RAG (Retrieval-Augmented Generation)
Grounding LLM responses by first retrieving relevant documents from a knowledge base before generating an answer.
Definition
RAG addresses the knowledge limitations of LLMs — their training data has a cutoff date, they hallucinate facts, and they can't know private data. RAG adds a retrieval step: given a user query, the system first searches a vector database for relevant document chunks, prepends them to the prompt as context, then generates a response grounded in the retrieved material.
The pipeline involves: (1) indexing — encoding documents as embeddings and storing in a vector DB (Pinecone, Weaviate, Chroma); (2) retrieval — encoding the query, finding nearest neighbours; (3) augmentation — inserting retrieved chunks into the prompt; (4) generation — LLM generates a response citing the retrieved context.
RAG significantly reduces hallucination for factual tasks and enables LLMs to work with up-to-date or proprietary data without retraining.
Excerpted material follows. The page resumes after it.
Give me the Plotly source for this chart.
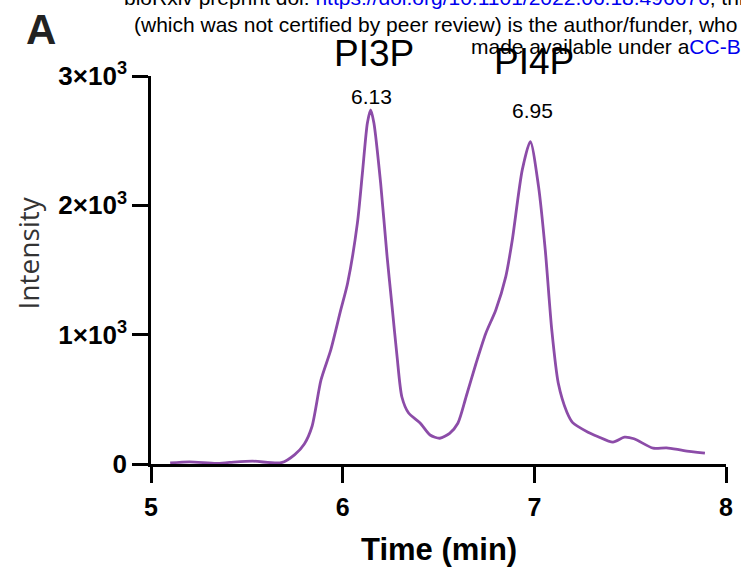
import plotly.graph_objects as go

# ---- data ----
time_min = [5.10, 5.20, 5.34, 5.41, 5.53, 5.68, 5.75, 5.80, 5.84, 5.887, 5.938, 5.990,
            6.026, 6.077, 6.103, 6.129, 6.146, 6.163, 6.198, 6.232, 6.258, 6.284, 6.309,
            6.344, 6.404, 6.456, 6.507, 6.558, 6.601, 6.644, 6.696, 6.747, 6.799, 6.851,
            6.885, 6.937, 6.979, 7.022, 7.057, 7.091, 7.125, 7.17, 7.20, 7.28, 7.33,
            7.41, 7.47, 7.52, 7.62, 7.69, 7.78, 7.89]
intensity = [8, 17, 5, 12, 22, 10, 73, 155, 290, 650, 882, 1191,
             1400, 1864, 2250, 2637, 2738, 2637, 2173, 1601, 1214, 828, 518,
             394, 317, 224, 199, 237, 315, 520, 779, 1011, 1191, 1449,
             1732, 2274, 2493, 2145, 1655, 1036, 624, 400, 320, 246, 213,
             169, 207, 195, 122, 125, 104, 84]

peak_names = ["PI3P", "PI4P"]
peak_times = [6.13, 6.95]

y_tickvals = [0, 1000, 2000, 3000]
y_ticktext = ["0", "1×10<sup>3</sup>", "2×10<sup>3</sup>", "3×10<sup>3</sup>"]
x_tickvals = [5, 6, 7, 8]

# ---- layout helpers ----
W, H = 741, 573
L, R, T, B = 151, 8, 76, 109
PW, PH = W - L - R, H - T - B


def px_x(px):
    return (px - L) / PW


def px_y(py):
    return (H - B - py) / PH


FONT = "Liberation Sans, Arial, sans-serif"
LINE_COLOR = "#8C4CA8"

fig = go.Figure()
fig.add_trace(go.Scatter(
    x=time_min, y=intensity, mode="lines",
    line=dict(color=LINE_COLOR, width=2.8, shape="spline", smoothing=0.7),
    showlegend=False, hoverinfo="skip",
))

annotations = []
# peak labels
peak_name_px = [(377, 54), (539, 62)]
peak_time_px = [(374, 96), (537, 110)]
for name, t, (nx, ny), (tx, ty) in zip(peak_names, peak_times, peak_name_px, peak_time_px):
    annotations.append(dict(text=name, xref="paper", yref="paper", x=px_x(nx), y=px_y(ny),
                            xanchor="center", yanchor="middle", showarrow=False,
                            font=dict(family=FONT, size=37, color="black")))
    annotations.append(dict(text=f"{t:.2f}", xref="paper", yref="paper", x=px_x(tx), y=px_y(ty),
                            xanchor="center", yanchor="middle", showarrow=False,
                            font=dict(family=FONT, size=21, color="black")))

# axis titles
annotations.append(dict(text="<b>Time (min)</b>", xref="paper", yref="paper",
                        x=px_x(442), y=px_y(549), xanchor="center", yanchor="middle",
                        showarrow=False, font=dict(family=FONT, size=31, color="black")))
annotations.append(dict(text="Intensity", xref="paper", yref="paper",
                        x=px_x(27), y=px_y(253), xanchor="center", yanchor="middle",
                        textangle=-90, showarrow=False,
                        font=dict(family="Open Sans, sans-serif", size=28, color="#333333")))
# panel letter
annotations.append(dict(text="<b>A</b>", xref="paper", yref="paper",
                        x=px_x(40), y=px_y(30), xanchor="center", yanchor="middle",
                        showarrow=False, font=dict(family=FONT, size=42, color="#222222")))

# bioRxiv header text (cropped in the reference)
BLUE = "#0000EE"
HFS = 21
annotations.append(dict(
    text="bioRxiv preprint doi: <span style='color:%s'>https://doi.org/10.1101/2022.06.18.496676</span>; this version posted" % BLUE,
    xref="paper", yref="paper", x=px_x(122), y=px_y(-3), xanchor="left", yanchor="middle",
    showarrow=False, font=dict(family=FONT, size=HFS, color="black")))
annotations.append(dict(
    text="(which was not certified by peer review) is the author/funder, who has granted",
    xref="paper", yref="paper", x=px_x(132), y=px_y(24), xanchor="left", yanchor="middle",
    showarrow=False, font=dict(family=FONT, size=HFS, color="black")))
annotations.append(dict(
    text="made available under a<span style='color:%s'>CC-BY-NC-ND 4.0 International license</span>" % BLUE,
    xref="paper", yref="paper", x=px_x(473), y=px_y(46), xanchor="left", yanchor="middle",
    showarrow=False, font=dict(family=FONT, size=HFS, color="black")))

axis_common = dict(
    showgrid=False, zeroline=False, showline=True, linewidth=2.5, linecolor="black",
    ticks="outside", ticklen=16, tickwidth=2.5, tickcolor="black",
)

fig.update_layout(
    width=W, height=H,
    margin=dict(l=L, r=R, t=T, b=B, pad=0),
    paper_bgcolor="white", plot_bgcolor="white",
    xaxis=dict(range=[5, 8], tickvals=x_tickvals, ticktext=[str(v) for v in x_tickvals],
               tickfont=dict(family=FONT, size=25, color="black", weight="bold"),
               ticklabelstandoff=3, **axis_common),
    yaxis=dict(range=[0, 3000], tickvals=y_tickvals, ticktext=y_ticktext,
               tickfont=dict(family=FONT, size=26, color="black", weight="bold"),
               **axis_common),
    annotations=annotations,
    showlegend=False,
)

fig.write_html("out.html", config={"displayModeBar": False},
               post_script="document.body.style.margin='0px';document.body.style.padding='0px';")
It is now the standard architecture for enterprise AI assistants, customer service bots, and research tools.
Examples
- Perplexity AI (search + generate)
- GitHub Copilot (code context)
- Enterprise chatbots on internal docs
Related Terms
Large Language Model (LLM)
A transformer-based AI system trained on billions of tokens of text, capable of generating, reasoning about, and transforming language.
Vector Database
A database optimised for storing and querying high-dimensional embedding vectors via approximate nearest-neighbour search.
Embedding
A dense numerical vector representation of data (text, images, audio) capturing semantic meaning.
Hallucination
When an AI model generates plausible-sounding but factually incorrect or fabricated information.
Prompt Engineering
The practice of crafting effective text inputs to guide LLMs toward desired outputs.